Danny Mortimer, chief executive of NHS Employers, also acknowledges that the relaxation of the visa rules isn’t a panacea for wider staffing issues.
But he believes “it provides an ideal opportunity and much-needed space for both government and employers to work on the foundations for a post-Brexit migration policy that works for health and social care employers and the wider UK economy”.
He adds: “There is a raft of activity across the NHS designed to raise the profile of our fantastic career opportunities, while increasing and diversifying the pipeline of people working with our patients. This includes a new pay offer; the launch of a recruitment campaign for nurses, midwives and health professionals; a 25% increase in medical school places; and the creation of new roles, including higher apprenticeships.
“These actions will take time to increase supply and we also need to be able to access talent from outside the UK – from within the EU and the rest of the world.”
In June this year the government announced it had taken steps to address staffing issues within the NHS in the longer term by providing an additional 1,500 new training places for nurses and doctors, with a record number of undergraduates poised to begin medical training by 2020. This, coupled with the relaxation of Tier 2 visa rules for NHS applicants, should hopefully go some way towards plugging the staffing void.
The other upside to the NHS’ exemption from the Tier 2 visa application cap is it will free up additional places for other much-needed highly-skilled workers, such as engineers and teachers.
However, immigration experts point out that there remain a number of major flaws within the Tier 2 visa system, one of the most onerous being the restrictively-high minimum salaries that applicants need to secure from UK employers under the terms of the regime – in May this figure stood at around £55,000 per annum. This puts recruiting overseas workers out of reach for many companies and industry sectors, according to Kaur.

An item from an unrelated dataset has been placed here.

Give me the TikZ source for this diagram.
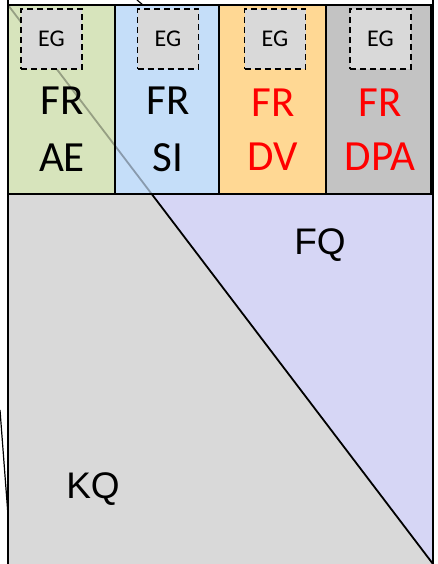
\documentclass[tikz,border=0pt]{standalone}
\usepackage{fontspec}
\newfontfamily\calfont{Carlito}
\newfontfamily\arialfont{Liberation Sans}
\definecolor{kqgray}{HTML}{D9D9D9}
\definecolor{fqlav}{HTML}{D6D6F5}
\definecolor{aegreen}{HTML}{D7E4BC}
\definecolor{siblue}{HTML}{C5DEF9}
\definecolor{dvorange}{HTML}{FFD894}
\definecolor{dpagray}{HTML}{C3C3C3}
\definecolor{frred}{HTML}{FF0000}
\tikzset{
  topbox/.style={draw=black, line width=2.2pt, inner sep=0pt, outer sep=0pt, minimum width=#1, minimum height=189},
  egbox/.style={draw=black, fill=kqgray, dashed, dash pattern=on 6pt off 4pt, line width=1.8pt, inner sep=0pt, minimum width=61, minimum height=60, font=\calfont\fontsize{24}{26}\selectfont},
  frtext/.style={inner sep=0pt, font=\calfont\fontsize{43}{45}\selectfont},
  qtext/.style={inner sep=0pt, font=\arialfont\fontsize{37}{39}\selectfont},
  frame/.style={line width=2.2pt},
  diag/.style={line width=1.8pt},
}
\begin{document}
\begin{tikzpicture}[x=1pt,y=-1pt]
\useasboundingbox (0,0) rectangle (437,564);
\clip (0,0) rectangle (437,564);
% lower regions
\coordinate (tl) at (8,5);
\coordinate (tr) at (433,5);
\coordinate (br) at (433,564);
\fill[kqgray] (8,5) rectangle (433,570);
\fill[fqlav] (tl) -- (tr) -- (br) -- cycle;
\draw[diag] (tl) -- (br);
\draw[frame] (8,0) -- (8,570);
\draw[frame] (433,0) -- (433,570);
\draw[frame] (8,194) -- (433,194);
% top boxes
\node[topbox=107, fill=aegreen] (b1) at (61.5,99.5) {};
\node[topbox=104, fill=siblue] (b2) at (167,99.5) {};
\node[topbox=107, fill=dvorange] (b3) at (272.5,99.5) {};
\node[topbox=105, fill=dpagray] (b4) at (378.5,99.5) {};
% faint diagonal seen through the boxes
\begin{scope}
\clip (8,5) rectangle (433,194);
\draw[diag, draw opacity=0.3] (tl) -- (br);
\end{scope}
% EG boxes
\node[egbox] (eg1) at (51.5,39) {EG};
\node[egbox] (eg2) at (168,39) {EG};
\node[egbox] (eg3) at (275,39) {EG};
\node[egbox] (eg4) at (380.5,39) {EG};
% labels
\node[frtext] (fr1) at (62,101) {FR};
\node[frtext] (ae) at (62,158) {AE};
\node[frtext] (fr2) at (168,101) {FR};
\node[frtext] (si) at (168,158) {SI};
\node[frtext, text=frred] (fr3) at (273,103) {FR};
\node[frtext, text=frred] (dv) at (273,157) {DV};
\node[frtext, text=frred] (fr4) at (380,103) {FR};
\node[frtext, text=frred] (dpa) at (380,157) {DPA};
\node[qtext] (fq) at (320,245) {FQ};
\node[qtext] (kq) at (93,489) {KQ};
% stray connector ends
\coordinate (t1) at (137,0);
\coordinate (t2) at (143,5);
\draw[line width=1.2pt] (t1) -- (t2);
\coordinate (l1) at (0,410);
\coordinate (l2) at (8,515);
\draw[line width=1.2pt] (l1) -- (l2);
\end{tikzpicture}
\end{document}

“A lot of companies in the engineering sector are saying we don’t offer our staff £55,000 to £65,000, so if that is the minimum requirement imposed by the Home Office the only thing they can do is offer better wages, but a lot of companies simply can’t afford to do that,” she says.
Gerwyn Davies, senior labour market adviser at the CIPD, also believes the Tier 2 visa system is fraught with issues. He says that the government could go a stage further in revamping its approach by reducing the substantial cost burden on employers that recruit non-EU workers, which includes a health surcharge and skills levy that are significantly higher than in most countries.

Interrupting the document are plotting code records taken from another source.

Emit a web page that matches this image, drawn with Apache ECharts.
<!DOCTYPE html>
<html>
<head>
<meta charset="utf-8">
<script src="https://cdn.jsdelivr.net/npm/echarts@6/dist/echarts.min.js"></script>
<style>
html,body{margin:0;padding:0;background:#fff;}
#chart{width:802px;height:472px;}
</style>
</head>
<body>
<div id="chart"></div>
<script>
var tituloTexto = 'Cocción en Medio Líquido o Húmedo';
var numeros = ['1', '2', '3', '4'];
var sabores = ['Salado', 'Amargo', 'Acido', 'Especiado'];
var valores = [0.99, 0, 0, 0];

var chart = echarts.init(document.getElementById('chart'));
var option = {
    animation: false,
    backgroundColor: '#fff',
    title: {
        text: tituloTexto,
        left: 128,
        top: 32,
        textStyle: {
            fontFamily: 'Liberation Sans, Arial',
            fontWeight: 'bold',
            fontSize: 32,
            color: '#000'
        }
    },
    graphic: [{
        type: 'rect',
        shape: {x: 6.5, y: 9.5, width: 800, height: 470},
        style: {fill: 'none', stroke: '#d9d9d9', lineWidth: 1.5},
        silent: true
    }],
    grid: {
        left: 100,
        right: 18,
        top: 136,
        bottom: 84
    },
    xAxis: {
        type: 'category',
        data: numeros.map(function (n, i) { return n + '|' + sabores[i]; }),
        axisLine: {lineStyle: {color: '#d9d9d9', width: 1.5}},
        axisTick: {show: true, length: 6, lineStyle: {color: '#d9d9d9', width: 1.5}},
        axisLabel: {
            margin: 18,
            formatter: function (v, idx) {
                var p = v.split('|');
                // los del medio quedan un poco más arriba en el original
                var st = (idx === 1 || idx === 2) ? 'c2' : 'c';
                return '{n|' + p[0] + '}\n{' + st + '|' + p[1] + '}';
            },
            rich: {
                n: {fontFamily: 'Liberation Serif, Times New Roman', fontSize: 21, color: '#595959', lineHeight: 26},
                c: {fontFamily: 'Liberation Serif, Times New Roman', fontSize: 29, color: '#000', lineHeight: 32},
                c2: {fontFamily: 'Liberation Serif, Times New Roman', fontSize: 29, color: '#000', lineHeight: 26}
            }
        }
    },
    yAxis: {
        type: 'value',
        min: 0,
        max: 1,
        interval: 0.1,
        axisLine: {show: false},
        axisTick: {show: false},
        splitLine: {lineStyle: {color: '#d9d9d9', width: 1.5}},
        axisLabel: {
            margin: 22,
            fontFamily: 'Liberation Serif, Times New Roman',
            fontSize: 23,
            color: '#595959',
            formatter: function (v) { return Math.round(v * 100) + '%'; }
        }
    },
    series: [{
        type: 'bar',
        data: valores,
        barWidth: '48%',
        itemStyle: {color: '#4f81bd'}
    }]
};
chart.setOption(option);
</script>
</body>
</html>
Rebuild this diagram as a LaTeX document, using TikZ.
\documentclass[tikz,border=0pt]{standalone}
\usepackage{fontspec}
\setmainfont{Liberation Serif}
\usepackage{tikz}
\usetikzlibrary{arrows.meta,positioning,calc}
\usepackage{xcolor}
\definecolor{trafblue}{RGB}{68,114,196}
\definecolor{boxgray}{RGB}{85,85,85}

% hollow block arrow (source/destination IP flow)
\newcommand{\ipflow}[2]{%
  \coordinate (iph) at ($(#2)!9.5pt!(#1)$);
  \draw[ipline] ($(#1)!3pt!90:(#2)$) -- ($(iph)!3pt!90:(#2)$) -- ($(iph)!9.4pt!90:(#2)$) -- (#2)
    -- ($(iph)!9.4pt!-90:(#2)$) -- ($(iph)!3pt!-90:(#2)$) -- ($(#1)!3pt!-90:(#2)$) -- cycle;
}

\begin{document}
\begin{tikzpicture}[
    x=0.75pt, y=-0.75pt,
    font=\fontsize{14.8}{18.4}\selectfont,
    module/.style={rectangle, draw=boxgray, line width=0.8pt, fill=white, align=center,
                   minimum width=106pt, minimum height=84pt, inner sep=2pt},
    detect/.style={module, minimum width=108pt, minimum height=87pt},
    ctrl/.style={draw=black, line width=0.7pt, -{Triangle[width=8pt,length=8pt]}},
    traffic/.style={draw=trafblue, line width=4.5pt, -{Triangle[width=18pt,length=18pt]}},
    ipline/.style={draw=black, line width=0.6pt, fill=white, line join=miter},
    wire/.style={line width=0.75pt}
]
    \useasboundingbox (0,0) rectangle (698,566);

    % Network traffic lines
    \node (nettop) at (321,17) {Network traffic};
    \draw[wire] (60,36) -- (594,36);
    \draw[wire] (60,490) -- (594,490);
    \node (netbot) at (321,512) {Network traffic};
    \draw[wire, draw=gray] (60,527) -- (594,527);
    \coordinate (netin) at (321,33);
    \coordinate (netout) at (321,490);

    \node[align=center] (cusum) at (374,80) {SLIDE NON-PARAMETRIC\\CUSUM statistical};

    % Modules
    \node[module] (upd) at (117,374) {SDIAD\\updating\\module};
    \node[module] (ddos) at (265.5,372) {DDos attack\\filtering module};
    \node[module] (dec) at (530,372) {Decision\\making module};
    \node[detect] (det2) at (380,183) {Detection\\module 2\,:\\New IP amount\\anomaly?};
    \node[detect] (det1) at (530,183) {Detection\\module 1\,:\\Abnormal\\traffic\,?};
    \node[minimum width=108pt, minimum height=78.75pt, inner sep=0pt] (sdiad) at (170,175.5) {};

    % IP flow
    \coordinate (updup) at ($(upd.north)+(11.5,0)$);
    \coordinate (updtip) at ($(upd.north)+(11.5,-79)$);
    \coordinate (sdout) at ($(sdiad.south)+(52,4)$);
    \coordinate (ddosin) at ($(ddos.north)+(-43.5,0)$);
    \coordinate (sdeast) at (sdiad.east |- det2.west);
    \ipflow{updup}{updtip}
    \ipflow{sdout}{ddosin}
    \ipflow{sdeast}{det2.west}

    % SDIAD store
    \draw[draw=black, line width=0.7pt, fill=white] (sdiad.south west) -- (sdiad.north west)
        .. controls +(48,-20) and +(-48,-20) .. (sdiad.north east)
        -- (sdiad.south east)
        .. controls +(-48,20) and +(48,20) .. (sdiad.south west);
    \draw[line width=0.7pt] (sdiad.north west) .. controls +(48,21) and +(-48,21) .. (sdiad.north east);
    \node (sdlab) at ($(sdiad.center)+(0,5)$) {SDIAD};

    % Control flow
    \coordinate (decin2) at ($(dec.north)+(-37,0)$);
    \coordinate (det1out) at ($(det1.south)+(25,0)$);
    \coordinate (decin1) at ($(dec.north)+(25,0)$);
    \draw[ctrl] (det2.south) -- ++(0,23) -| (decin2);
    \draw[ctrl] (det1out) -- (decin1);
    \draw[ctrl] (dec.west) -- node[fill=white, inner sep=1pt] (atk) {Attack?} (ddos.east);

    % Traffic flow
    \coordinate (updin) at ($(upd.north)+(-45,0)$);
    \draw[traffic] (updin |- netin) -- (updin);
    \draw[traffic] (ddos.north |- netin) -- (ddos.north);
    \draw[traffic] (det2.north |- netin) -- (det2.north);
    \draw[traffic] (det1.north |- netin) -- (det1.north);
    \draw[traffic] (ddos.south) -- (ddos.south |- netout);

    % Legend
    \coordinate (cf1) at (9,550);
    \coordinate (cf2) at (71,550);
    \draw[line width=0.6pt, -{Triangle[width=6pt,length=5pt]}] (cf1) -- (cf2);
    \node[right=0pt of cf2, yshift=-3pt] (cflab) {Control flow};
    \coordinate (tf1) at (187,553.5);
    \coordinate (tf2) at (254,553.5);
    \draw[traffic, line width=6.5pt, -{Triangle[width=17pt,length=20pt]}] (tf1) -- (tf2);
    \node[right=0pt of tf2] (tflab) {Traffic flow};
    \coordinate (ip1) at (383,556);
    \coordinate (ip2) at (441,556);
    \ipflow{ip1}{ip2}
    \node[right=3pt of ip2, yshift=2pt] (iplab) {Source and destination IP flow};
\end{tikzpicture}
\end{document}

“As we know, many public sector employers are under financial pressure and face genuine recruitment difficulties for highly-skilled roles, so an additional step might be to halve the sponsorship licence fee for these employers,” suggests Davies.
In the meantime, for those employers that are looking outside the EU to recruit people he says there are options available, such as ancestral visas and the youth mobility scheme, that they could use to circumvent the current system.

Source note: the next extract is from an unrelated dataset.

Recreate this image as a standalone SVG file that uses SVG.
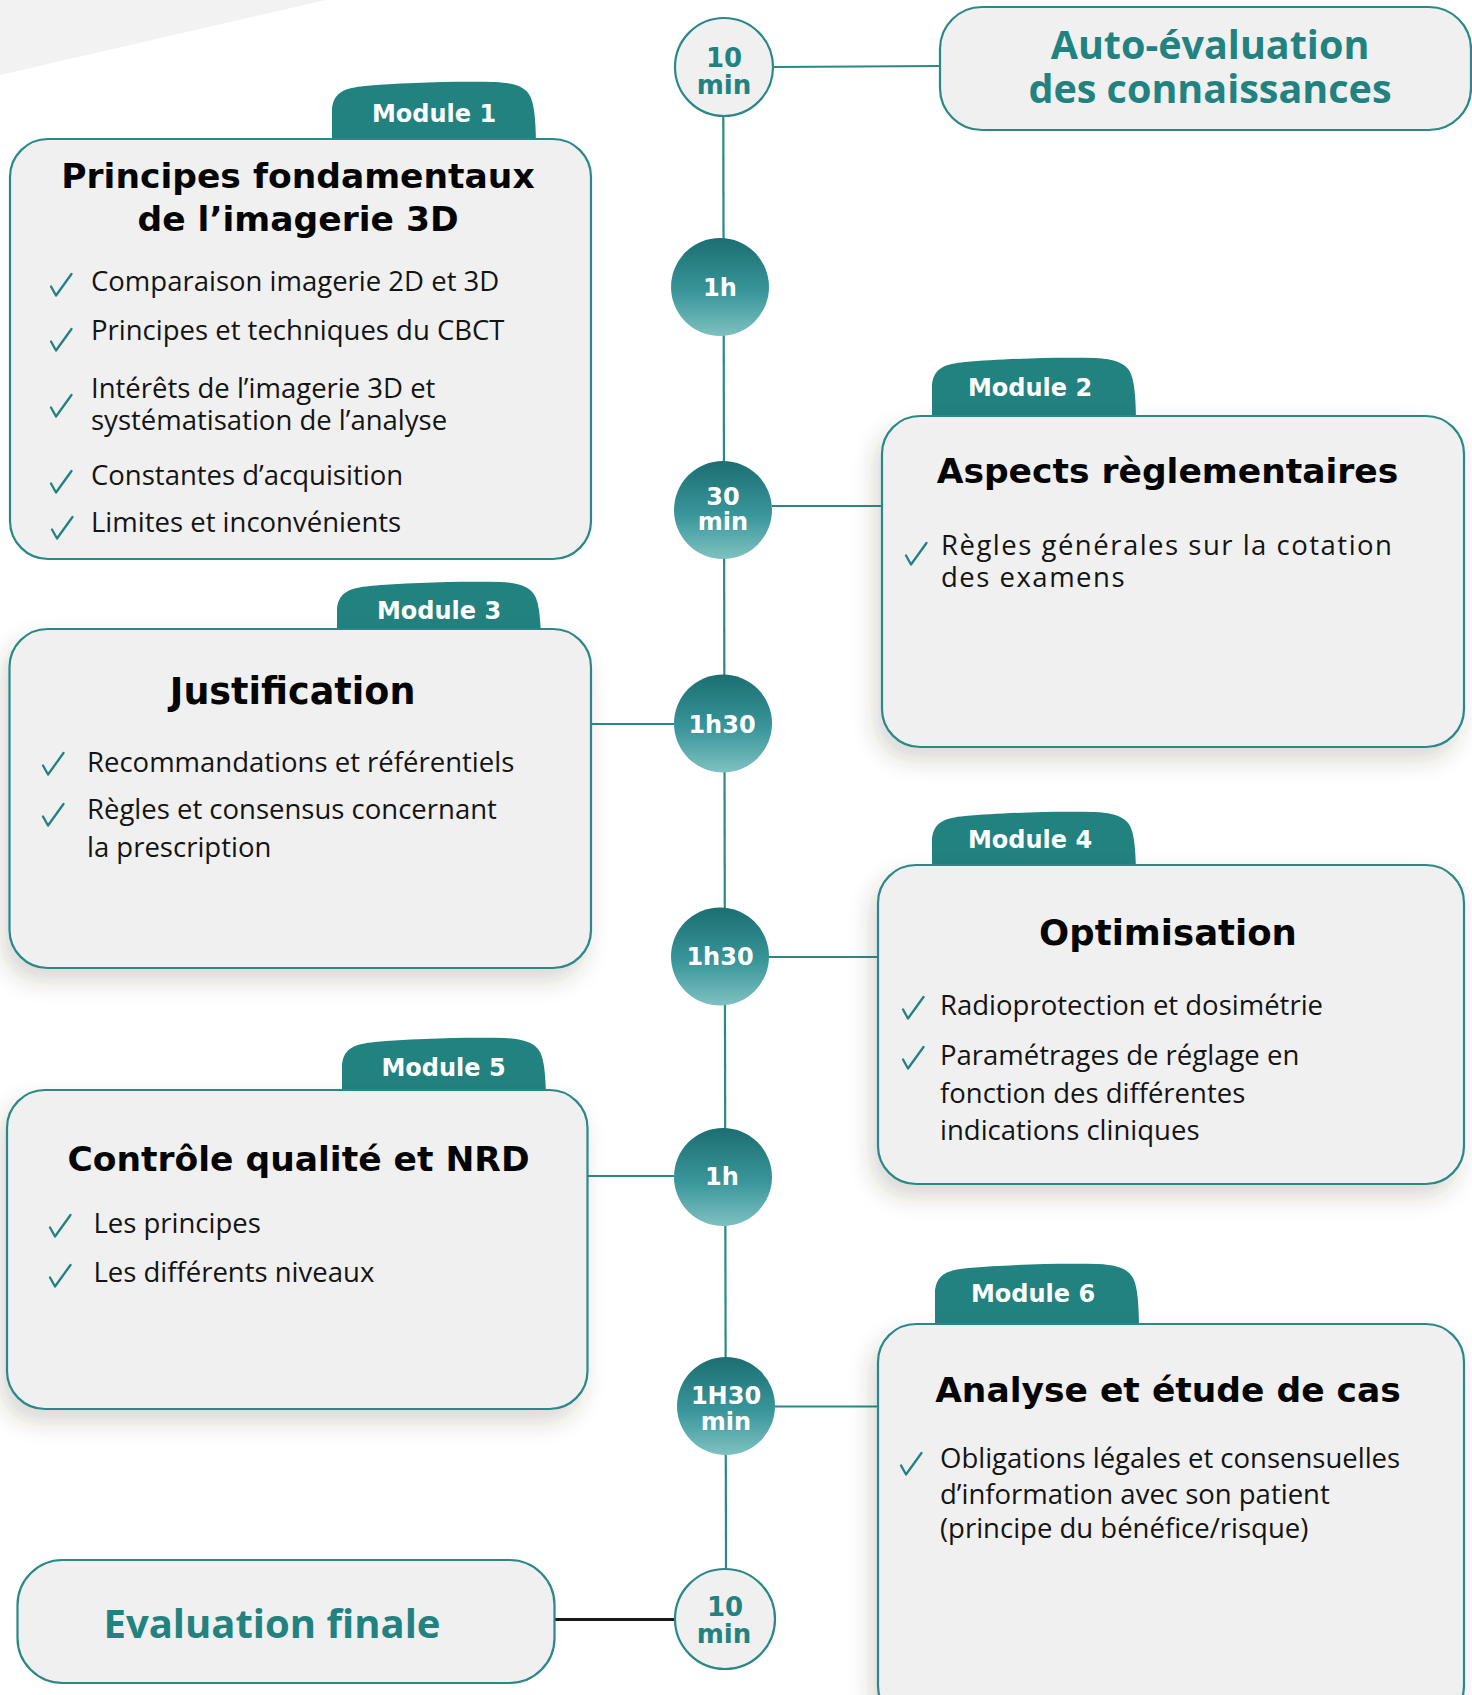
<svg xmlns="http://www.w3.org/2000/svg" xmlns:xlink="http://www.w3.org/1999/xlink" width="1472" height="1695" viewBox="0 0 1472 1695">
<defs>
<style>
.box{fill:#f0f0f0;stroke:#2a8987;stroke-width:2.2}
.tab{fill:#228280}
.tabl{font-family:"DejaVu Sans",Verdana,sans-serif;font-weight:bold;font-size:24px;fill:#ffffff;text-anchor:middle}
.title{font-family:"DejaVu Sans",Verdana,sans-serif;font-weight:bold;font-size:34.5px;fill:#050505;text-anchor:middle}
.item{font-family:"Open Sans","Noto Sans",sans-serif;font-size:27.5px;fill:#141414}
.chk{fill:none;stroke:#23817f;stroke-width:2.3;stroke-linecap:round;stroke-linejoin:round}
.big{font-family:"Open Sans","Noto Sans",sans-serif;font-weight:bold;font-size:39.5px;fill:#228280;text-anchor:middle}
.cl{font-family:"DejaVu Sans",Verdana,sans-serif;font-weight:bold;font-size:24px;fill:#ffffff;text-anchor:middle}
.clt{font-family:"DejaVu Sans",Verdana,sans-serif;font-weight:bold;font-size:26px;fill:#228280;text-anchor:middle}
.line{stroke:#2a8987;stroke-width:2.2;fill:none}
.dot{fill:url(#grad)}
.dotl{fill:#f0f0f0;stroke:#2a8987;stroke-width:2.2}
</style>
<linearGradient id="grad" x1="0" y1="0" x2="0" y2="1">
<stop offset="0" stop-color="#1c6e71"/>
<stop offset="0.55" stop-color="#39969a"/>
<stop offset="1" stop-color="#7fc1c1"/>
</linearGradient>
<filter id="sh" x="-15%" y="-15%" width="130%" height="140%">
<feDropShadow dx="-6" dy="12" stdDeviation="11" flood-color="#4a3a20" flood-opacity="0.2"/>
</filter>
<path id="tabp" d="M0,70 L0,26 C2,10 13,6 33,4 C68,1 118,-1 163,0 C183,1 193,5 198,14 C202,22 204,36 204,70 Z"/>
<path id="ck" d="M0,12.5 L5,21.5 L20.5,0"/>
</defs>
<rect width="1472" height="1695" fill="#ffffff"/>
<polygon points="0,0 326,0 0,75" fill="#f2f2f2"/>

<g id="connectors">
<line class="line" x1="723.3" y1="116" x2="726" y2="1569"/>
<line class="line" x1="773" y1="67" x2="941" y2="66"/>
<line class="line" x1="772" y1="506" x2="883" y2="506"/>
<line class="line" x1="590" y1="724" x2="674" y2="724"/>
<line class="line" x1="769" y1="957" x2="879" y2="957"/>
<line class="line" x1="587" y1="1176" x2="674" y2="1176"/>
<line class="line" x1="775" y1="1406.5" x2="879" y2="1406.5"/>
<line x1="554" y1="1619.5" x2="675" y2="1619.5" stroke="#1a1a1a" stroke-width="3"/>
</g>

<g id="auto-evaluation">
<rect class="box" x="940" y="7" width="531" height="123" rx="42"/>
<text class="big" x="1210" y="59">Auto-évaluation</text>
<text class="big" x="1210" y="102.5">des connaissances</text>
</g>

<g id="module1">
<use href="#tabp" class="tab" x="332" y="82"/>
<rect class="box" x="10" y="139" width="581" height="420" rx="38"/>
<text class="tabl" x="434" y="122">Module 1</text>
<text class="title" x="298" y="187.5">Principes fondamentaux</text>
<text class="title" x="298" y="231">de l’imagerie 3D</text>
<use href="#ck" class="chk" x="51" y="274"/>
<text class="item" x="91" y="291">Comparaison imagerie 2D et 3D</text>
<use href="#ck" class="chk" x="51" y="329"/>
<text class="item" x="91" y="340">Principes et techniques du CBCT</text>
<use href="#ck" class="chk" x="51" y="395"/>
<text class="item" x="91" y="398">Intérêts de l’imagerie 3D et</text>
<text class="item" x="91" y="429.5">systématisation de l’analyse</text>
<use href="#ck" class="chk" x="51" y="471"/>
<text class="item" x="91" y="485">Constantes d’acquisition</text>
<use href="#ck" class="chk" x="52" y="517"/>
<text class="item" x="91" y="532">Limites et inconvénients</text>
</g>

<g id="module2">
<use href="#tabp" class="tab" x="932" y="358"/>
<rect class="box" x="882" y="416" width="582" height="331" rx="38" filter="url(#sh)"/>
<text class="tabl" x="1030" y="396">Module 2</text>
<text class="title" x="1167.5" y="483">Aspects règlementaires</text>
<use href="#ck" class="chk" x="906" y="543"/>
<text class="item" x="941" y="555" letter-spacing="1.5">Règles générales sur la cotation</text>
<text class="item" x="941" y="587" letter-spacing="1.5">des examens</text>
</g>

<g id="module3">
<use href="#tabp" class="tab" x="337" y="582"/>
<rect class="box" x="9.5" y="629" width="581.5" height="339" rx="38" filter="url(#sh)"/>
<text class="tabl" x="439" y="619">Module 3</text>
<text class="title" x="292.6" y="704" style="font-size:36.5px">Justification</text>
<use href="#ck" class="chk" x="43" y="753"/>
<text class="item" x="87" y="771.7">Recommandations et référentiels</text>
<use href="#ck" class="chk" x="43" y="804"/>
<text class="item" x="87" y="819">Règles et consensus concernant</text>
<text class="item" x="87" y="856.7">la prescription</text>
</g>

<g id="module4">
<use href="#tabp" class="tab" x="932" y="812"/>
<rect class="box" x="878" y="865" width="586" height="319" rx="38" filter="url(#sh)"/>
<text class="tabl" x="1030" y="848">Module 4</text>
<text class="title" x="1168" y="945" style="font-size:35.5px">Optimisation</text>
<use href="#ck" class="chk" x="903" y="997"/>
<text class="item" x="940" y="1015">Radioprotection et dosimétrie</text>
<use href="#ck" class="chk" x="903" y="1047"/>
<text class="item" x="940" y="1065">Paramétrages de réglage en</text>
<text class="item" x="940" y="1102.7">fonction des différentes</text>
<text class="item" x="940" y="1140">indications cliniques</text>
</g>

<g id="module5">
<use href="#tabp" class="tab" x="342" y="1038"/>
<rect class="box" x="7" y="1090" width="580.5" height="319" rx="38" filter="url(#sh)"/>
<text class="tabl" x="443.6" y="1076">Module 5</text>
<text class="title" x="298.5" y="1170.7">Contrôle qualité et NRD</text>
<use href="#ck" class="chk" x="50" y="1215"/>
<text class="item" x="93.4" y="1233">Les principes</text>
<use href="#ck" class="chk" x="50" y="1265"/>
<text class="item" x="93.4" y="1281.7">Les différents niveaux</text>
</g>

<g id="module6">
<use href="#tabp" class="tab" x="935" y="1264"/>
<rect class="box" x="878" y="1324" width="586" height="400" rx="38" filter="url(#sh)"/>
<text class="tabl" x="1033" y="1302">Module 6</text>
<text class="title" x="1168" y="1401.7">Analyse et étude de cas</text>
<use href="#ck" class="chk" x="901" y="1453"/>
<text class="item" x="940" y="1468">Obligations légales et consensuelles</text>
<text class="item" x="940" y="1504">d’information avec son patient</text>
<text class="item" x="940" y="1538">(principe du bénéfice/risque)</text>
</g>

<g id="evaluation-finale">
<rect class="box" x="17.5" y="1560" width="537" height="123" rx="45"/>
<text class="big" x="272" y="1637.7" style="font-size:40px">Evaluation finale</text>
</g>

<g id="t1"><circle class="dotl" cx="724" cy="67" r="49"/><text class="clt" x="724" y="67">10</text><text class="clt" x="724" y="94">min</text></g>
<g id="t2"><circle class="dot" cx="720" cy="287" r="49"/><text class="cl" x="720" y="295.5">1h</text></g>
<g id="t3"><circle class="dot" cx="723" cy="510" r="49"/><text class="cl" x="723" y="505">30</text><text class="cl" x="723" y="530">min</text></g>
<g id="t4"><circle class="dot" cx="723" cy="723.5" r="49"/><text class="cl" x="722" y="733">1h30</text></g>
<g id="t5"><circle class="dot" cx="720" cy="956.5" r="49"/><text class="cl" x="720" y="965">1h30</text></g>
<g id="t6"><circle class="dot" cx="723" cy="1177" r="49"/><text class="cl" x="722" y="1185">1h</text></g>
<g id="t7"><circle class="dot" cx="726" cy="1406" r="49"/><text class="cl" x="726" y="1404">1H30</text><text class="cl" x="726" y="1430">min</text></g>
<g id="t8"><circle class="dotl" cx="725" cy="1619" r="50"/><text class="clt" x="725" y="1616">10</text><text class="clt" x="724" y="1643">min</text></g>
</svg>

“This may partly explain why non-EU immigration for work-related reasons has increased over the past year to offset the fall in supply of EU migrant workers,” highlights Davies.
For the time being HR experts hope that the relaxation of Tier 2 visa rules in relation to NHS workers won’t just benefit the health service, but also other companies and industry sectors that rely on skilled workers from overseas.
But only time will tell if the government’s recent intervention works, or if it is just a sticking plaster on a wound requiring much more serious treatment.